Premier Tusk zaproponował odwrotny manewr - blokadę GRUPY KAPITAŁOWEJ w jej poczatkowej fazie. To samo czyni sie w stosunku do PGE ale innym narzędziem. Tam blokuje Urząd Państwowy (Prezes UOKiK ). Jakoby PGE zagrażal polskim konsumentom po przejęciu ENERGI. Bzdura aż wesoło. W takim razie takie kolosy jak EDF, RWE niszczą konsumentów we Francji czy Niemczech?. 10-20razy większe od PGE ?. Gdzie tu logika?.
Znamienna jest wypowiedz Premiera - dywidenda jest za droga ?!!!. Nikt nie podnosi argumentu, że 19% tej dywidendy w postaci podatku dochodowego trafia do fiskusa. Czyż nie jest tak ? A wypłacona dywidenda utrwala wartość akcji i koncern KGHM ma możliwość w każdej chwili pozyskania pieniędzy z rynku kapitałowego, gdyby takiej gotówki potrzebował na ekspansję zagranicną ( I to nie jest bez znaczenia, czy emituje akcje po 200 zł czy też po 10 zł.) POSUNIĘCIE Z PODATKIEM OD UROBKU NIWECZY W DUŻYM STOPNIU SZANSE (EMISJI PO 200 ZŁ), BOWIEM RYNEK KAPITAŁOWY NIE WIDZI STABILNYCH ZASAD TEGO BIZNESU. - TO JEST JUŻ "PIJANY KAZIO" - W TAKIM OTOCZENIU INTERESU NIE MA.
Państwo sprzedało KGHM za kilka mld zł. Państwo otrzymuje podatek dochodowy, podatki od płac pracowników, składki emeryt, rent, zdrow.), gmina podatek od nieruchomości -ok. 60 mln zł podatek eksploatacyjne ok 100 mln zł. Państwo otrzymuje jako udziałowiec dywidendy i jako poborca podatkowy podatek od CAŁOŚCI dywidend (19%).

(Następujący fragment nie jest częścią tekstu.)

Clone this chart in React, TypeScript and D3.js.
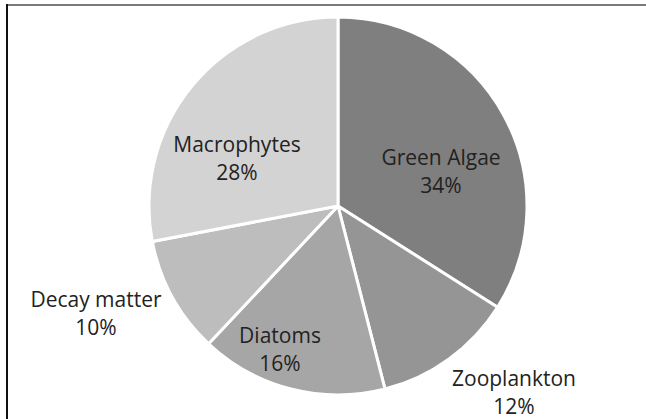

Jednorazowy pobór kwoty 1,5 mld zł /wskutek ekstra zwyżki cen miedzi/ mógłby wchodzić w rachube pod warunkiem, że budżet państwa odda tę kwotę /w przypadku ekstra zniżki cen miedzi/ , bo takie czasy też dla spółki mogą nadejść i wtedy załoga zostanie postawiona w sytuacji kopalń wałbrzyskich. Kopalnie zalano, a ludzi wysłano na łączke.
KONCERN KGHM W DOBREJ KONIUNKTURZE NA MIEDZ POWINIEN ROBIĆ REZERWY.
TU JEST SIEDEM LAT TŁUSTYCH I SIEDEM LAT CHUDYCH.